Daniels questioned the lawyers for both sides, at times skeptically. He offered hypotheticals to Shumate involving a car sale gone awry and a million-dollar hot dog transaction.
It was clear, Daniels said, that the founders “intended to prevent” the taking of emoluments in exchange for an expectation of government action.
“I don’t understand the argument that somehow the president has to follow through,” the judge said.
The most piercing questions for the plaintiffs centered on whether they had sufficient standing to bring the case. Even if the plaintiffs had indeed been harmed by the president’s continued business interests, Daniels asked, “How do you trace that injury to the emoluments clause?”
“Both of you are in uncharted waters,” he said at another point, addressing the two lawyers, suggesting there was little precedent for some elements of the emoluments debate in the Trump era.
For Trump, who in a past life found himself on the other end of government-related litigation, the moment provided another signpost of a singular American arc.
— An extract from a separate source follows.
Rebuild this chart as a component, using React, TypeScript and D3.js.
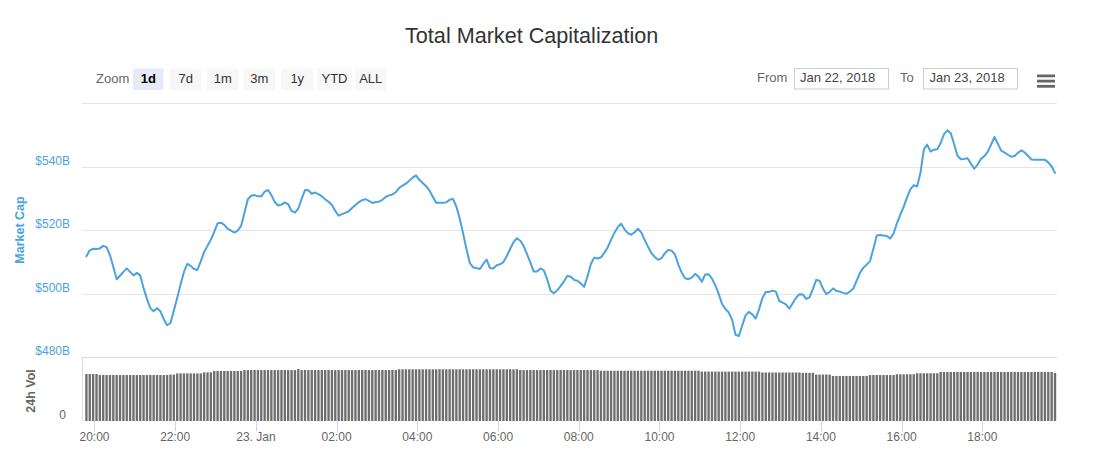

In the 1970s, the Justice Department’s Civil Rights Division sued Trump and his father, accusing them of refusing to rent to black tenants.
Trump enlisted a lawyer who would become a mentor, Roy Cohn, the former redbaiting consigliere of Sen. Joseph McCarthy. Other lawyers had advised Trump to settle with the government, he later recalled. Cohn had other advice. “Tell them to go to hell,” Cohn said, before countersuing the government for $100 million, “and fight the thing in court.”
The Trumps ultimately settled, admitting no guilt.
Decades later, this latter impulse has persisted, long enough to permeate the federal government. Trump’s team showed no desire Wednesday to concede fault, though confined its arguments to the legal questions — what the emoluments clause does and does not demand — and not the ethical questions of whether Trump should more fully extricate himself from his businesses.
Among the plaintiffs, the mere fact of the hearing seemed to supply a measure of comfort.
They might yet win. They might not. But the moment itself, Gupta said, was worth celebrating.
“It’s not every day that you get to argue against the president of the United States in court,” Gupta said afterward. “There are a lot of countries in the world where you don’t get to do what we did today.”